# Dataset section
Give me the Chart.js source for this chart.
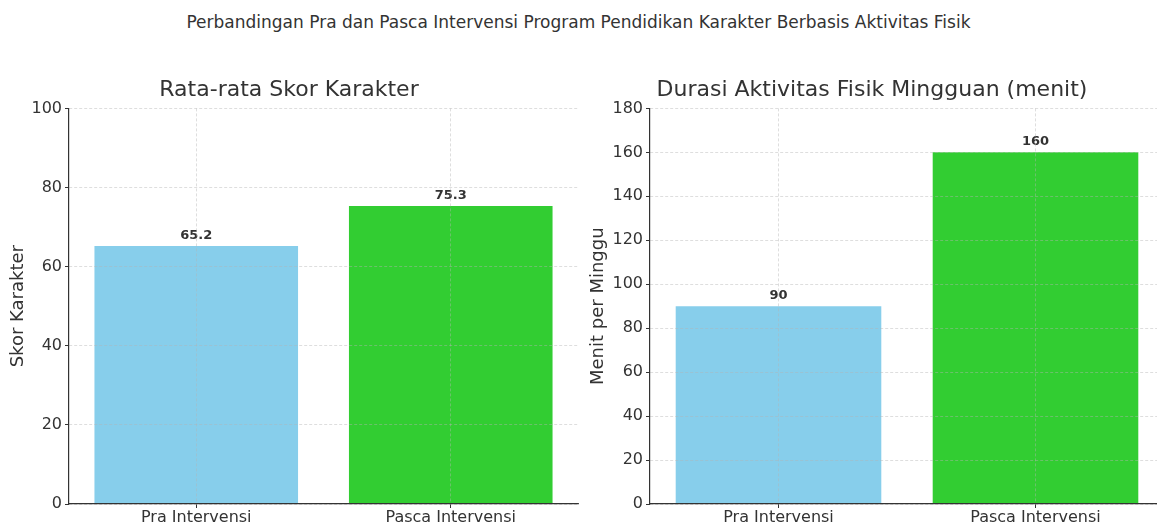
<!DOCTYPE html>
<html>
<head>
<meta charset="utf-8">
<script src="https://cdn.jsdelivr.net/npm/chart.js@4.4.1/dist/chart.umd.min.js"></script>
<style>
  html, body { margin: 0; padding: 0; background: #fff; overflow: hidden; }
  body { width: 1157px; height: 527px; position: relative; }
  #judul {
    position: absolute; left: 0; width: 1157px; top: 12px; text-align: center;
    font: 17px 'DejaVu Sans', sans-serif; color: #333; line-height: 20px;
  }
  #wrapKiri { position: absolute; left: 0; top: 0; width: 580px; height: 527px; }
  #wrapKanan { position: absolute; left: 580px; top: 0; width: 584px; height: 527px; }
</style>
</head>
<body>
<div id="judul">Perbandingan Pra dan Pasca Intervensi Program Pendidikan Karakter Berbasis Aktivitas Fisik</div>
<div id="wrapKiri"><canvas id="chartKiri" width="580" height="527"></canvas></div>
<div id="wrapKanan"><canvas id="chartKanan" width="584" height="527"></canvas></div>
<script>
// data
var kategori = ['Pra Intervensi', 'Pasca Intervensi'];
var skorKarakter = [65.2, 75.3];
var durasiMenit = [90, 160];
var warnaBar = ['#87CEEB', '#32CD32'];

var fontKu = "'DejaVu Sans', sans-serif";
var teks = '#333333';
var warnaGrid = 'rgba(180,180,180,0.55)';

// label angka di atas batang
var labelNilai = {
    id: 'labelNilai',
    afterDatasetsDraw: function (chart) {
        var ctx = chart.ctx;
        var meta = chart.getDatasetMeta(0);
        var data = chart.data.datasets[0].data;
        ctx.save();
        ctx.font = 'bold 13px ' + fontKu;
        ctx.fillStyle = teks;
        ctx.textAlign = 'center';
        ctx.textBaseline = 'alphabetic';
        meta.data.forEach(function (bar, i) {
            ctx.fillText(String(data[i]), bar.x, bar.y - 7);
        });
        ctx.restore();
    }
};

function buatChart(idCanvas, nilai, judul, labelY, maxY, lebarY, padKanan) {
    var ctx = document.getElementById(idCanvas).getContext('2d');
    return new Chart(ctx, {
        type: 'bar',
        data: {
            labels: kategori,
            datasets: [{
                data: nilai,
                backgroundColor: warnaBar,
                borderWidth: 0,
                categoryPercentage: 0.8,
                barPercentage: 1.0
            }]
        },
        options: {
            responsive: false,
            animation: false,
            layout: { padding: { top: 77, left: 0, right: padKanan, bottom: 0 } },
            plugins: {
                legend: { display: false },
                tooltip: { enabled: false },
                title: {
                    display: true,
                    text: judul,
                    color: teks,
                    font: { family: fontKu, size: 22, weight: 'normal' },
                    padding: { top: 0, bottom: 5 }
                }
            },
            scales: {
                x: {
                    offset: true,
                    afterFit: function (scale) { scale.height = 23; },
                    grid: {
                        offset: false,
                        z: 1,
                        color: warnaGrid,
                        lineWidth: 0.8,
                        tickColor: teks,
                        tickLength: 4,
                        tickWidth: 1,
                        tickBorderDash: []
                    },
                    border: { display: true, color: teks, width: 1.2, dash: [3, 2], z: 2 },
                    ticks: { color: teks, padding: 0, font: { family: fontKu, size: 16 } }
                },
                y: {
                    min: 0,
                    max: maxY,
                    afterFit: function (scale) { scale.width = lebarY; },
                    grid: {
                        z: 1,
                        color: warnaGrid,
                        lineWidth: 0.8,
                        tickColor: teks,
                        tickLength: 4,
                        tickWidth: 1,
                        tickBorderDash: []
                    },
                    border: { display: true, color: teks, width: 1.2, dash: [3, 2], z: 2 },
                    ticks: { stepSize: 20, color: teks, padding: 3, font: { family: fontKu, size: 16 } },
                    title: {
                        display: true,
                        text: labelY,
                        color: teks,
                        font: { family: fontKu, size: 18 },
                        padding: { top: 8, bottom: 0 }
                    }
                }
            }
        },
        plugins: [labelNilai]
    });
}

buatChart('chartKiri', skorKarakter, 'Rata-rata Skor Karakter', 'Skor Karakter', 100, 69, 2);
buatChart('chartKanan', durasiMenit, 'Durasi Aktivitas Fisik Mingguan (menit)', 'Menit per Minggu', 180, 70, 0);
</script>
</body>
</html>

# Task prompt
Retype each line of the listing above word for word. Exclude the pictures.

# Answer to the exercise
Give me the Chart.js source for this chart.
<!DOCTYPE html>
<html>
<head>
<meta charset="utf-8">
<script src="https://cdn.jsdelivr.net/npm/chart.js@4.4.1/dist/chart.umd.min.js"></script>
<style>
  html, body { margin: 0; padding: 0; background: #fff; overflow: hidden; }
  body { width: 1157px; height: 527px; position: relative; }
  #judul {
    position: absolute; left: 0; width: 1157px; top: 12px; text-align: center;
    font: 17px 'DejaVu Sans', sans-serif; color: #333; line-height: 20px;
  }
  #wrapKiri { position: absolute; left: 0; top: 0; width: 580px; height: 527px; }
  #wrapKanan { position: absolute; left: 580px; top: 0; width: 584px; height: 527px; }
</style>
</head>
<body>
<div id="judul">Perbandingan Pra dan Pasca Intervensi Program Pendidikan Karakter Berbasis Aktivitas Fisik</div>
<div id="wrapKiri"><canvas id="chartKiri" width="580" height="527"></canvas></div>
<div id="wrapKanan"><canvas id="chartKanan" width="584" height="527"></canvas></div>
<script>
// data
var kategori = ['Pra Intervensi', 'Pasca Intervensi'];
var skorKarakter = [65.2, 75.3];
var durasiMenit = [90, 160];
var warnaBar = ['#87CEEB', '#32CD32'];

var fontKu = "'DejaVu Sans', sans-serif";
var teks = '#333333';
var warnaGrid = 'rgba(180,180,180,0.55)';

// label angka di atas batang
var labelNilai = {
    id: 'labelNilai',
    afterDatasetsDraw: function (chart) {
        var ctx = chart.ctx;
        var meta = chart.getDatasetMeta(0);
        var data = chart.data.datasets[0].data;
        ctx.save();
        ctx.font = 'bold 13px ' + fontKu;
        ctx.fillStyle = teks;
        ctx.textAlign = 'center';
        ctx.textBaseline = 'alphabetic';
        meta.data.forEach(function (bar, i) {
            ctx.fillText(String(data[i]), bar.x, bar.y - 7);
        });
        ctx.restore();
    }
};

function buatChart(idCanvas, nilai, judul, labelY, maxY, lebarY, padKanan) {
    var ctx = document.getElementById(idCanvas).getContext('2d');
    return new Chart(ctx, {
        type: 'bar',
        data: {
            labels: kategori,
            datasets: [{
                data: nilai,
                backgroundColor: warnaBar,
                borderWidth: 0,
                categoryPercentage: 0.8,
                barPercentage: 1.0
            }]
        },
        options: {
            responsive: false,
            animation: false,
            layout: { padding: { top: 77, left: 0, right: padKanan, bottom: 0 } },
            plugins: {
                legend: { display: false },
                tooltip: { enabled: false },
                title: {
                    display: true,
                    text: judul,
                    color: teks,
                    font: { family: fontKu, size: 22, weight: 'normal' },
                    padding: { top: 0, bottom: 5 }
                }
            },
            scales: {
                x: {
                    offset: true,
                    afterFit: function (scale) { scale.height = 23; },
                    grid: {
                        offset: false,
                        z: 1,
                        color: warnaGrid,
                        lineWidth: 0.8,
                        tickColor: teks,
                        tickLength: 4,
                        tickWidth: 1,
                        tickBorderDash: []
                    },
                    border: { display: true, color: teks, width: 1.2, dash: [3, 2], z: 2 },
                    ticks: { color: teks, padding: 0, font: { family: fontKu, size: 16 } }
                },
                y: {
                    min: 0,
                    max: maxY,
                    afterFit: function (scale) { scale.width = lebarY; },
                    grid: {
                        z: 1,
                        color: warnaGrid,
                        lineWidth: 0.8,
                        tickColor: teks,
                        tickLength: 4,
                        tickWidth: 1,
                        tickBorderDash: []
                    },
                    border: { display: true, color: teks, width: 1.2, dash: [3, 2], z: 2 },
                    ticks: { stepSize: 20, color: teks, padding: 3, font: { family: fontKu, size: 16 } },
                    title: {
                        display: true,
                        text: labelY,
                        color: teks,
                        font: { family: fontKu, size: 18 },
                        padding: { top: 8, bottom: 0 }
                    }
                }
            }
        },
        plugins: [labelNilai]
    });
}

buatChart('chartKiri', skorKarakter, 'Rata-rata Skor Karakter', 'Skor Karakter', 100, 69, 2);
buatChart('chartKanan', durasiMenit, 'Durasi Aktivitas Fisik Mingguan (menit)', 'Menit per Minggu', 180, 70, 0);
</script>
</body>
</html>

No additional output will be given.